35 And it came to pass as they emptied their sacks, that, behold, every man’s bundle of money was in his sack: and when both they and their father saw the bundles of money, they were afraid.

One of the brothers had opened his sack of grain on the way home and found his money restored, but apparently the others did not check theirs until they were all gathered before their faither. Now they see that all of them have had their money returned to them and it fills them with dread.

On the one hand, they might rightly assume that this is a trick by that suspicious head Egyptian, Zaphnath-paaneah, who sold them the grain. And based on his attitude towards the brothers earlier, it would seem likely Zaphnath had done this to entrap them, rather than as a kindness. Indeed, they will suggest as much in the very next chapter.

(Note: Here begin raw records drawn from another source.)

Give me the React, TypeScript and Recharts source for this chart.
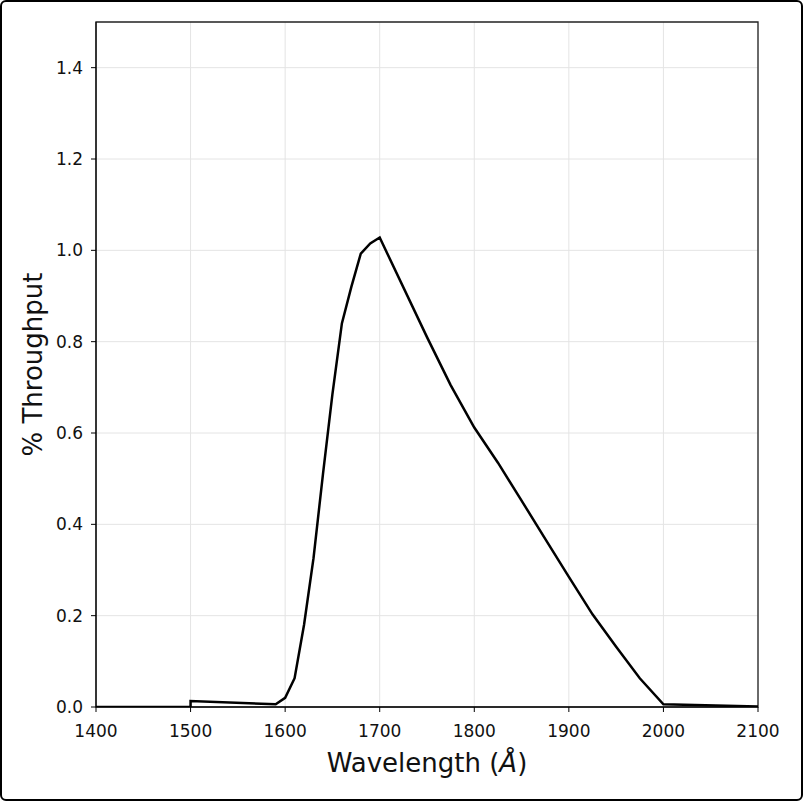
import React from 'react';
import { LineChart, Line, XAxis, YAxis, CartesianGrid, ReferenceArea } from 'recharts';

const wavelengths = [1400, 1500, 1500, 1590, 1600, 1610, 1620, 1630, 1640, 1650, 1660, 1670, 1680, 1690, 1700, 1750, 1775, 1800, 1825, 1850, 1875, 1900, 1925, 1950, 1975, 2000, 2100];
const throughput = [0, 0, 0.013, 0.006, 0.02, 0.063, 0.18, 0.326, 0.51, 0.685, 0.84, 0.92, 0.993, 1.015, 1.028, 0.81, 0.705, 0.612, 0.535, 0.452, 0.368, 0.285, 0.203, 0.132, 0.063, 0.006, 0.001];
const xTicks = [1400, 1500, 1600, 1700, 1800, 1900, 2000, 2100];
const yTicks = [0, 0.2, 0.4, 0.6, 0.8, 1.0, 1.2, 1.4];

const data = wavelengths.map((w, i) => ({ w, t: throughput[i] }));

const FONT = 'DejaVu Sans';

const XTick = (props: any) => (
  <text x={props.x} y={props.y} dy="0.71em" textAnchor="middle" fontSize={17} fontFamily={FONT} fill="#111">
    {props.payload.value}
  </text>
);

const YTick = (props: any) => (
  <text x={props.x} y={props.y} dy="0.36em" textAnchor="end" fontSize={17} fontFamily={FONT} fill="#111">
    {Number(props.payload.value).toFixed(1)}
  </text>
);

export default function App() {
  return (
    <div style={{ position: 'absolute', left: 0, top: 0, width: 803, height: 801, background: '#fff' }}>
      <div style={{ position: 'absolute', left: 0, top: 0, width: 803, height: 801, boxSizing: 'border-box', border: '2px solid #000', borderRadius: 6, pointerEvents: 'none', zIndex: 2 }} />
      <LineChart width={803} height={801} data={data} margin={{ top: 22, right: 45, bottom: 44, left: 36 }}>
        <CartesianGrid stroke="#e4e4e4" strokeWidth={1} horizontalValues={yTicks} verticalValues={xTicks} />
        <XAxis
          dataKey="w"
          type="number"
          domain={[1400, 2100]}
          ticks={xTicks}
          allowDataOverflow
          height={50}
          tickSize={5}
          tickMargin={13}
          stroke="#000"
          tick={<XTick />}
          tickLine={{ stroke: '#000' }}
          label={(props: any) => {
            const vb = props.viewBox || { x: 96, y: 707, width: 662 };
            return (
              <text x={vb.x + vb.width / 2} y={vb.y + 65} textAnchor="middle" fontSize={26} fontFamily={FONT} fill="#111">
                Wavelength (<tspan fontStyle="italic">Å</tspan>)
              </text>
            );
          }}
        />
        <YAxis
          type="number"
          domain={[0, 1.5]}
          ticks={yTicks}
          allowDataOverflow
          width={60}
          tickSize={5}
          tickMargin={8}
          stroke="#000"
          tick={<YTick />}
          tickLine={{ stroke: '#000' }}
          label={(props: any) => {
            const vb = props.viewBox || { x: 36, y: 22, width: 60, height: 685 };
            const cx = 33;
            const cy = vb.y + vb.height / 2;
            return (
              <text x={cx} y={cy} textAnchor="middle" dominantBaseline="central" fontSize={26} fontFamily={FONT} fill="#111" transform={`rotate(-90 ${cx} ${cy})`}>
                % Throughput
              </text>
            );
          }}
        />
        <ReferenceArea x1={1400} x2={2100} y1={0} y2={1.5} fill="none" stroke="#222" strokeWidth={1.3} ifOverflow="visible" />
        <Line type="linear" dataKey="t" stroke="#000" strokeWidth={2.5} dot={false} isAnimationActive={false} />
      </LineChart>
    </div>
  );
}
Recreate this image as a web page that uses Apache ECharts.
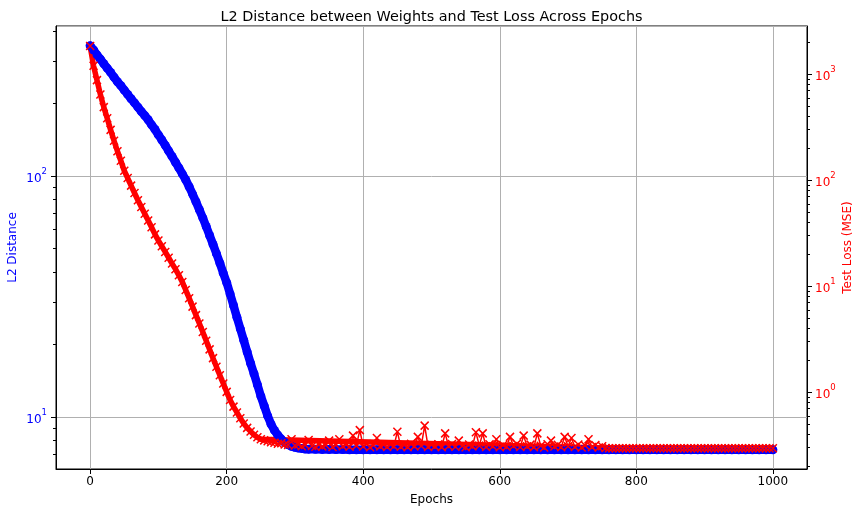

Or, on the other hand, it might have ended up in their grain as a mistake, in which case the Egyptians might have found the imbalance in their ledgers, and then they might assume the brothers had somehow stolen their money back again. In either case, the presence of this money is a disturbing turn of events, giving the Egyptians ample reason to persecute them further.

The prospect of going back to Egypt thus becomes so distasteful, that they won’t even attempt it until they are once again at starvation’s door in the next chapter. Indeed, if it weren’t for the shadow of death upon them, perhaps Simeon would never have been retrieved. He would have been left by his brothers to rot in prison, just as Joseph.